The sheep like bamboo, and seek it out. I wondered how much
nutritional value there is in bamboo leaves as a forage, and
eventually found a US department of Agriculture paper
investigating the forage value of various cold hardy bamboo
species in the Appalachian region (bearing in mind it snows in
winter in the study region). [link] 


2014
- the first few nuts are ripe. The nuts are encased in a green
outer fruit that splits open when the nuts are mature. But
when I checked them today, I found some varmint had been
biting the end off the fruit, exposing the nut meat to its
greedy attention. This happened last year as well. We blame
the Kakas, but, in fairness, the marks on the fruit might well
be possum. The end result is that we try to pick some nuts
from the tree just as soon as pressure on the point caused the
fruit to split open. If it is willing to split, the nut inside
is ripe enough to collect. The nuts usually have the normal
grey-brown color of a ripe pecan, but often one end is still
pale cream. Sometimes the entire nut is still cream.
Interestingly, the shelled nuts in the basket usually 'color
up' overnight.
2013
- Fruiting is almost at end.

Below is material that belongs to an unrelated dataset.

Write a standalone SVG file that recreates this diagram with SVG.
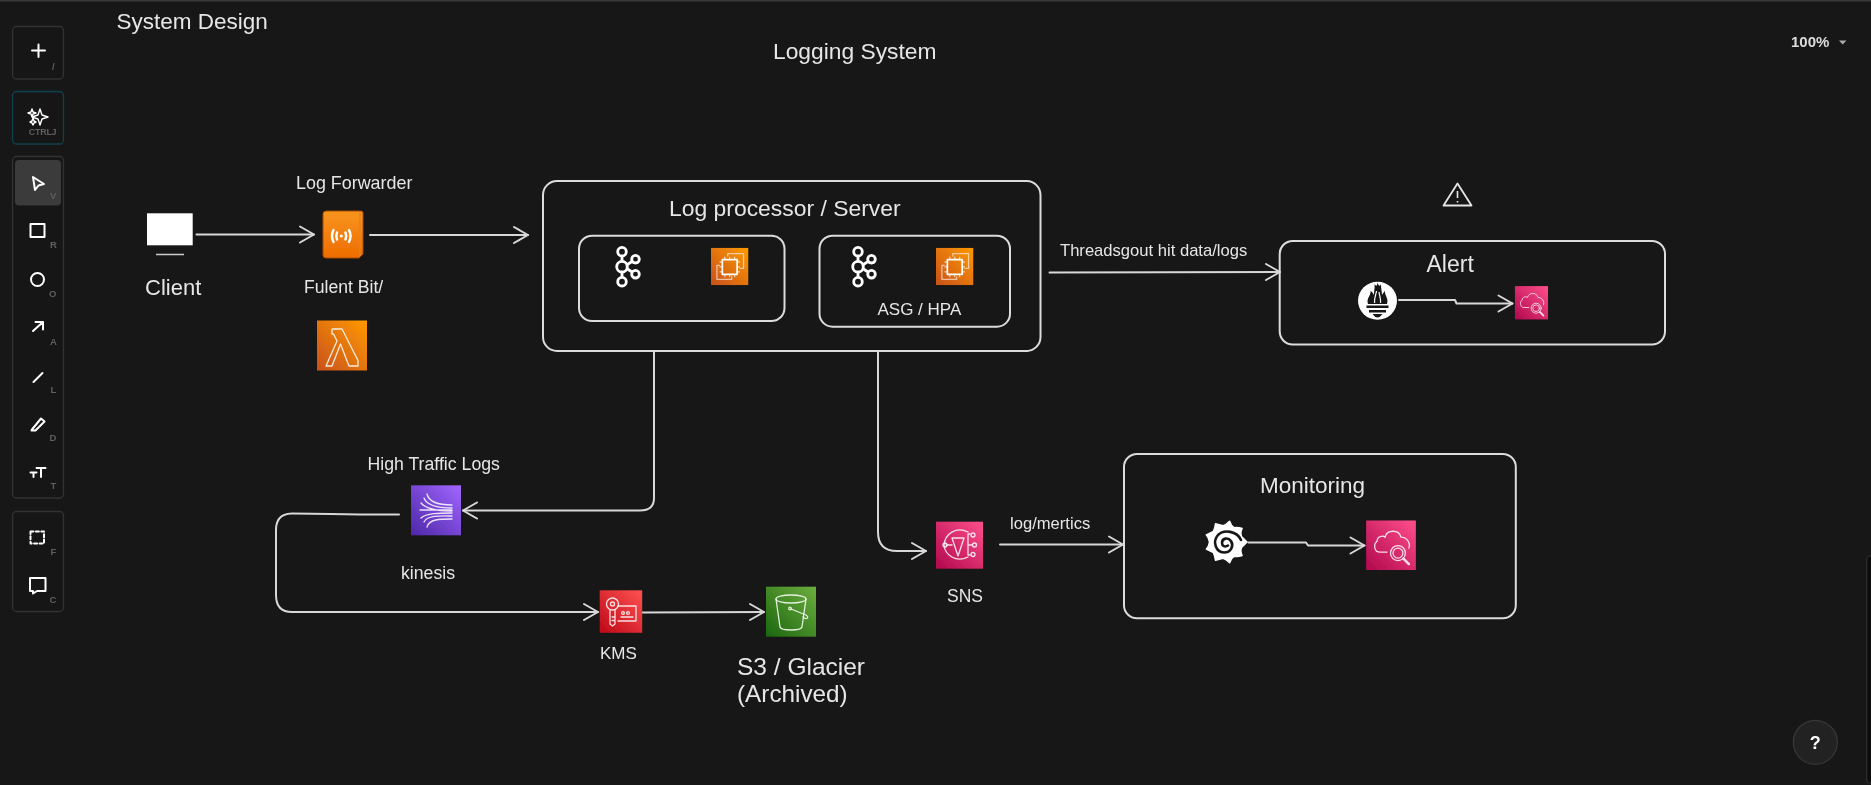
<svg xmlns="http://www.w3.org/2000/svg" width="1871" height="785" viewBox="0 0 1871 785">
<style>
text{font-family:"Liberation Sans",Arial,sans-serif;fill:#e6e6e6}
.panel{fill:#171717;stroke:#333;stroke-width:1.3}
.tool{fill:none;stroke:#fff;stroke-width:2;stroke-linecap:round;stroke-linejoin:round}
.key{font-size:9.5px;fill:#5e5e5e;font-weight:bold}
.frame{fill:none;stroke:#dcdcdc;stroke-width:2}
.edge{fill:none;stroke:#d8d8d8;stroke-width:2;stroke-linecap:round;stroke-linejoin:round;marker-end:url(#head)}
.glyph{fill:none;stroke:#fff;stroke-opacity:.85;stroke-width:1.3;stroke-linecap:round;stroke-linejoin:round}
.s17{font-size:17.600px}.s23{font-size:22.900px}
.kafka{fill:none;stroke:#fff;stroke-width:2.800}
</style>
<defs>
<filter id="soft" filterUnits="userSpaceOnUse" x="0" y="0" width="1871" height="785"><feGaussianBlur stdDeviation="0.35"/></filter>
<marker id="head" markerUnits="userSpaceOnUse" markerWidth="20" markerHeight="22" refX="16" refY="10" orient="auto">
<path d="M2,2 L16,10 L2,18" fill="none" stroke="#d8d8d8" stroke-width="2" stroke-linecap="round" stroke-linejoin="round"/>
</marker>
<linearGradient id="orange" x1="0" y1="1" x2="1" y2="0"><stop offset="0" stop-color="#c8511b"/><stop offset="1" stop-color="#f90"/></linearGradient>
<linearGradient id="pink" x1="0" y1="1" x2="1" y2="0"><stop offset="0" stop-color="#b0084d"/><stop offset="1" stop-color="#ff4f8b"/></linearGradient>
<linearGradient id="purple" x1="0" y1="1" x2="1" y2="0"><stop offset="0" stop-color="#4d27a8"/><stop offset="1" stop-color="#a166ff"/></linearGradient>
<linearGradient id="red" x1="0" y1="1" x2="1" y2="0"><stop offset="0" stop-color="#bd0816"/><stop offset="1" stop-color="#ff5252"/></linearGradient>
<linearGradient id="green" x1="0" y1="1" x2="1" y2="0"><stop offset="0" stop-color="#1b660f"/><stop offset="1" stop-color="#6cae3e"/></linearGradient>
<linearGradient id="book" x1="0" y1="0" x2="0" y2="1"><stop offset="0" stop-color="#f89520"/><stop offset="1" stop-color="#ee6c00"/></linearGradient>
<symbol id="kafkaIcon" viewBox="0 0 30 42" width="30" height="42" overflow="visible">
<g class="kafka"><path d="M7,10.500V15.500M7,26.500V31.500M12,19L17.500,15.500M12,23L17.500,26.500"/><circle cx="7" cy="6" r="4.300"/><circle cx="7" cy="21" r="5.300"/><circle cx="7" cy="36" r="4.300"/><circle cx="20.500" cy="13.500" r="3.800"/><circle cx="20.500" cy="28.500" r="3.800"/></g>
</symbol>
<symbol id="ec2Icon" viewBox="0 0 38 38" width="37.500" height="37.500">
<rect width="38" height="38" fill="url(#orange)"/>
<g class="glyph"><path d="M17,8.500V6H33V21H29.500" stroke-opacity=".6"/><path d="M8.500,18H6V32H21V29.500" stroke-opacity=".6"/><rect x="11.500" y="12" width="15" height="15" stroke-width="1.700" stroke-opacity="1"/><path d="M14,9.500V12M19,9.500V12M24,9.500V12M14,27V29.500M19,27V29.500M24,27V29.500M9,14.500H11.500M9,19.500H11.500M9,24.500H11.500M26.500,14.500H29M26.500,19.500H29M26.500,24.500H29" stroke-width="1"/></g>
</symbol>
<symbol id="cwIcon" viewBox="0 0 50 50">
<rect width="50" height="50" fill="url(#pink)"/>
<g class="glyph" stroke-width="1.500"><path d="M21,32H14C8,32 7,24 11,21C11,16 17,15 19,17C21,9 33,9 35,17C41,17 45,23 43,28"/><circle cx="32" cy="33" r="7.500"/><circle cx="32" cy="33" r="5"/><path d="M37.500,38.500L43,44" stroke-width="2.500"/></g>
</symbol>
</defs>

<rect width="1871" height="785" fill="#171717"/>
<rect width="1871" height="1.500" fill="#3a3a3a"/>
<g filter="url(#soft)">
<g id="toolbar">
<rect class="panel" x="12.500" y="26.500" width="51" height="52.500" rx="4"/>
<path class="tool" d="M38.500,44.500V57M32,50.500H45"/>
<text class="key" x="52" y="70">/</text>
<rect class="panel" x="12.500" y="91.500" width="51" height="52.500" rx="4" style="stroke:#11424f"/>
<path class="tool" style="stroke-width:1.400" d="M40,109L42,115L48,117L42,119L40,125L38,119L32,117L38,115ZM32,109L33,112L36,113L33,114L32,117L31,114L28,113L31,112ZM33,118L34,121L36,122L34,123L33,125L32,123L30,122L32,121Z"/>
<text class="key" x="28.800" y="134.500" style="font-size:9px;letter-spacing:-.3px">CTRLJ</text>
<rect class="panel" x="12.500" y="156.500" width="51" height="341.500" rx="4"/>
<rect x="15" y="160" width="46" height="45.500" rx="4" fill="#3a3a3a"/>
<path class="tool" d="M33,177L44,184L38.500,185.500L35,190Z"/>
<text class="key" x="50" y="199">V</text>
<rect class="tool" x="30.500" y="224" width="14" height="13"/>
<text class="key" x="50" y="248">R</text>
<circle class="tool" cx="37.500" cy="279.500" r="6.500"/>
<text class="key" x="49" y="297">O</text>
<path class="tool" d="M33,331L43,322M35.500,322H43V329.500"/>
<text class="key" x="50" y="345">A</text>
<path class="tool" d="M33.500,382L42.500,373"/>
<text class="key" x="50.500" y="393">L</text>
<path class="tool" d="M32,429.500L41,418.500L44.500,421.500L35.500,430.500L31.500,430.500Z"/>
<text class="key" x="49.500" y="441">D</text>
<path class="tool" d="M30.500,472.500H36.500M33.500,472.500V477M36.500,468H45.500M41,468V477"/>
<text class="key" x="50.500" y="489">T</text>
<rect class="panel" x="12.500" y="511.500" width="51" height="100" rx="4"/>
<rect class="tool" x="30.500" y="531.500" width="13.500" height="12" stroke-dasharray="3 2.400"/>
<text class="key" x="50.500" y="555">F</text>
<path class="tool" d="M30,578H45.500V591H37L33,593.500V591H30Z"/>
<text class="key" x="49.500" y="603">C</text>
</g>

<g id="header">
<text x="116.500" y="29" style="font-size:22.500px">System Design</text>
<text x="773" y="59" style="font-size:22.800px">Logging System</text>
<text x="1791" y="47" style="font-size:15px;font-weight:bold;fill:#ddd">100%</text>
<path d="M1839,40.500H1846.500L1842.700,44.500Z" fill="#aaa"/>
</g>

<g id="connectors">
<path class="edge" d="M196.500,234.500H314"/>
<path class="edge" d="M370,235H528"/>
<path class="edge" d="M1049.500,272.500C1120,272 1200,272 1280,272"/>
<path class="edge" d="M654,351V498Q654,510.500 640,510.500H463"/>
<path class="edge" d="M399,514.500C360,515 320,513.500 292,513.500Q276,513.500 276,530V595Q276,612 292,612H598"/>
<path class="edge" d="M642,612.500C680,612 720,612 764,612"/>
<path class="edge" d="M878,351V532Q878,551 897,551H926"/>
<path class="edge" d="M1000,544.500H1123"/>
<path class="edge" d="M1399,300H1455L1456.500,303.500H1512.500"/>
<path class="edge" d="M1248.500,542.500H1306L1308,545.500H1364.500"/>
</g>

<g id="client">
<rect x="147" y="213.300" width="45.700" height="32" fill="#fff"/>
<path d="M156,254.500H184" stroke="#ccc" stroke-width="1.500"/>
<text x="145" y="295" style="font-size:22px">Client</text>
</g>

<g id="log-forwarder">
<text class="s17" x="296" y="188.500" style="font-size:17.900px">Log Forwarder</text>
<path d="M326,211H361Q363,211 363,213V254L359,258H326Q323,258 323,255V214Q323,211 326,211Z" fill="url(#book)" stroke="#a84a00" stroke-width="1"/>
<path d="M360,212V256" stroke="#e8811a" stroke-width="1.500"/>
<g fill="none" stroke="#fff" stroke-width="2.500" stroke-linecap="round"><path d="M333.500,230Q330.500,236 333.500,242M349,230Q352,236 349,242"/><path d="M337,232.500Q335.500,236 337,239.500M345.500,232.500Q347,236 345.500,239.500"/></g>
<circle cx="341.300" cy="236" r="1.600" fill="#fff"/>
<text class="s17" x="304" y="292.500">Fulent Bit/</text>
</g>

<g id="lambda">
<rect x="317" y="320.500" width="50" height="50" fill="url(#orange)"/>
<path class="glyph" d="M332,329H342L358,360.500V366H349L340.500,344L332,366H326L337,341L333.500,334H332Z"/>
</g>

<g id="log-processor">
<rect class="frame" x="543" y="181" width="497.500" height="170" rx="14"/>
<text class="s23" x="669" y="216">Log processor / Server</text>
<rect class="frame" x="579" y="235.700" width="205.500" height="85.300" rx="13"/>
<rect class="frame" x="819.500" y="235.700" width="190.500" height="91" rx="13"/>
<use href="#kafkaIcon" x="615" y="245.700"/>
<use href="#kafkaIcon" x="851" y="245.700"/>
<use href="#ec2Icon" x="711" y="247.700"/>
<use href="#ec2Icon" x="936" y="247.700"/>
<text x="877.500" y="315" style="font-size:17px">ASG / HPA</text>
</g>

<g id="threshold-label"><text x="1060" y="256" style="font-size:16.600px">Threadsgout hit data/logs</text></g>

<g id="alert">
<path d="M1457.500,183.500L1471.500,205.500H1443.500Z" fill="none" stroke="#e6e6e6" stroke-width="1.800" stroke-linejoin="round"/>
<path d="M1457.500,191V198M1457.500,201V202.500" stroke="#e6e6e6" stroke-width="1.600"/>
<rect class="frame" x="1279.700" y="241" width="385.300" height="103.500" rx="13"/>
<text x="1426.500" y="271.500" style="font-size:23px">Alert</text>
<g id="prometheus">
<ellipse cx="1377.500" cy="300.700" rx="19.500" ry="19" fill="#fff"/>
<path d="M1368,304C1366,298 1371,296 1370.500,291C1372.500,292 1373,293 1374,295C1374,290 1375,288 1374.500,284C1376,286 1377,287 1377.500,282.500C1378.500,286 1380,287 1381,284C1381,289 1382,291 1382,295C1383,293 1384,292 1385,291C1384.500,296 1389,298 1387,304Z" fill="#171717"/>
<path d="M1374.500,303C1374,298 1376,295 1376.500,291M1380.500,303C1381,299 1379.500,296 1379,292" fill="none" stroke="#fff" stroke-width="1.200"/>
<path d="M1366.500,305.500H1388.500V308H1366.500ZM1369,310H1386V312.500H1369ZM1372.500,314H1382.500Q1380,317.500 1377.500,317.500Q1375,317.500 1372.500,314Z" fill="#171717"/>
</g>
<use href="#cwIcon" x="1514.700" y="286" width="33.500" height="33.700"/>
</g>

<g id="kinesis">
<text class="s17" x="367.500" y="470" style="font-size:17.700px">High Traffic Logs</text>
<rect x="411" y="485.300" width="50" height="50" fill="url(#purple)"/>
<g class="glyph"><path d="M427,494C429,503 440,505 452,505M424,498C427,506 440,508 452,508M421,503C426,509 440,511 452,511M420,510H452M421,518C426,513 440,513 452,513M424,522C427,515 440,516 452,516M427,527C429,519 440,519 452,519"/></g>
<text x="401" y="579.300" style="font-size:17.700px">kinesis</text>
</g>

<g id="kms">
<rect x="599.700" y="590.300" width="42.500" height="42.500" fill="url(#red)"/>
<g class="glyph"><circle cx="612.500" cy="604" r="6"/><circle cx="612.500" cy="604" r="2"/><path d="M610,610V624L612.500,626L615,624V610M612,617H615M612,620.500H615M618,606H636V621H618M621,617H633"/><circle cx="623" cy="613" r="1.400"/><circle cx="628" cy="613" r="1.400"/></g>
<text x="600" y="659" style="font-size:17px">KMS</text>
</g>

<g id="s3">
<rect x="766" y="586.700" width="50" height="50" fill="url(#green)"/>
<g class="glyph"><ellipse cx="791" cy="599" rx="15" ry="4"/><path d="M776,599L780,627C781,631 801,631 802,627L806,599"/><circle cx="790" cy="608.500" r="1.300"/><path d="M791,609L806,615C810,618 806,620 803,617"/></g>
<text x="737" y="675" style="font-size:24.500px">S3 / Glacier</text>
<text x="737" y="702" style="font-size:24.300px">(Archived)</text>
</g>

<g id="sns">
<rect x="936" y="521.700" width="47" height="47" fill="url(#pink)"/>
<g class="glyph"><path d="M968,532C956,526 945,534 944,545C945,555 956,563 968,557M946,545H952M952,538H964L958,556ZM968,545H972M968,534V555M968,534H970M968,555H970"/><circle cx="973" cy="535" r="2"/><circle cx="974.500" cy="545" r="2"/><circle cx="973" cy="554.500" r="2"/><circle cx="945" cy="545" r="2"/></g>
<text x="947" y="601.500" style="font-size:17.500px">SNS</text>
</g>

<g id="metrics-label"><text x="1010" y="529.300" style="font-size:16.600px">log/mertics</text></g>

<g id="monitoring">
<rect class="frame" x="1124" y="454" width="391.800" height="164.300" rx="13"/>
<text x="1260" y="493" style="font-size:22.500px">Monitoring</text>
<g id="grafana" transform="translate(1226,542)">
<path d="M3.600,-20.700Q5,-16 8.200,-14.300Q12,-15 16.100,-13.500Q14,-9 15.500,-5.600Q18,-3 21,0Q18,3 15.500,5.600Q14,9 16.100,13.500Q12,15 8.200,14.300Q5,16 3.600,20.700Q0,17 -2.900,16.200Q-7,17 -10.500,18.200Q-11,14 -12.600,10.600Q-16,9 -19.700,7.200Q-17,4 -16.500,0Q-17,-4 -19.700,-7.200Q-16,-9 -12.600,-10.600Q-11,-14 -10.500,-18.200Q-7,-17 -2.900,-16.200Q0,-17 3.600,-20.700Z" fill="#fff" stroke="#fff" stroke-width="1.500" stroke-linejoin="round"/>
<path d="M15,-2C11,-11 -2,-13 -8,-7C-14,0 -10,10 -2,10.500C5,10.500 8,4 5,-1C2,-5 -4,-4 -4,1C-4,4 -1,5.500 2,3.500" fill="none" stroke="#171717" stroke-width="2.600" stroke-linecap="round"/>
</g>
<use href="#cwIcon" x="1366" y="520.300" width="50" height="49.700"/>
</g>

<g id="help">
<circle cx="1815.300" cy="742.300" r="22" fill="#242424" stroke="#383838" stroke-width="1.200"/>
<text x="1815.300" y="748.500" text-anchor="middle" style="font-size:18px;font-weight:bold;fill:#fff">?</text>
</g>
<rect x="1866.700" y="556" width="10" height="227" rx="3" fill="#0e0e0e" stroke="#333"/>
</g>
</svg>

Only a few late seedlings (a few
are worth eating, but most aren't) are still going. Possums
have hammered the feijoas for the last week. The
feijoa-gatherer reports that well over half the daily pick-up
are damaged. Some are eaten on the trees, some are eaten on
the ground. Initially I thought kaka from the adjacent patch
of native forest were responsible. The pattern of a lower
crescent-shaped bill mark and an upper narrow 'bite' reflects
the shape of the kaka beak. But on examining the mouth of one
of the two possums (technically 3 - one was a female with a
joey in her pouch) I caught last night in a Timms kill-trap,
it is clear that the circle of small upper teeth will make the
crescent, and the long projecting rat-like lower front
incisors would make the narrow 'bite'. Today's fallen fruit
are undamaged - so the kakas are off the hook.
2014 - our Kempton
seedling is proving to be a late apple. A fruit I picked today
has better 'ground color' than the fruit I picked earlier in
the month, and the red has developed more. It is still pretty
much an acid and sufficiently sweet apple.
Kiwifruit
The 'Skelton' kiwifruit was bred by Don Skelton
quite some years ago. It was tried as a commercial variety,
and exported for a few years, but the then Kiwifruit powers
that be decided it would be 'too confusing' for the consumer
to have a large long kiwifruit on the market as well as the
more oval 'Hayward' variety.

2015 - A
larger than normal black sapote fruit we picked a week ago
ripened up. We thought maybe it was larger because it might
have been pollinated, and have seeds in it. But this was not
the case, There were a few aborted seeds, but nothing else.
This particular fruit lived up to the better side of its
reputation - tastes like chocolate mousse, sweet and pleasant.
It really caught our attention. There is a small sheep-munged
black sapote a few metres away from this tree, so I am
determined to rescue it and hopefully grow it to flowering
stage so it can cross pollinate the main tree. Then we will
see if fruit with seed are much bigger than these little
seedless fruit.
2014
- we picked a couple of autumn-set 'loco' Hass fruit about 8
days ago, and these have now turned dull dark green with a
light overlay of purple-black. One had a little 'give', so we
decided to try it. It was little firm when I cut it (photo
left), but the eating quality was very good. It was somewhat
'dry' in texture, oil, very good flavor, and peeled like a
dream. The seed was enormous. Still, it should probably have
been left another few days to soften the flesh more.
A kaka was
feeding in a pohutakawa tree I planted many years ago at the
edge of the native forest. Neither I nor my off-sider could
decide whether it was hunting out little insects in the bark
and lichen, or feeding on the lichen itself (my favored
explanation). The sun was behind it, and the tree in shade, so
it was hard to pick out what it was up to even although it was
only about 5 or 6 meters away. In any case, it was using its
tongue constantly, and favoring dead branches of around 30mm +
diameter.

2013
- we caught another 2 possums last night. Possums give birth
in autumn and spring, apparently, but whether this has
anything to do with the sharp uptick in numbers, I don't know.
2013
- the birds haven't yet attacked the fruit, so they can be
left stored on the vine a bit longer. Another seedling in a
row of Sally seedlings I grew has fruited for the first time.
The few seedlings that have fruited so far have all had very
small fruit with little or no sweetness and flavor. So I
didn't expect much from this new one. But the birds thought it
was pretty good, and did a thorough job of cleaning every last
fruit out. I'll have to wait until next year to try it.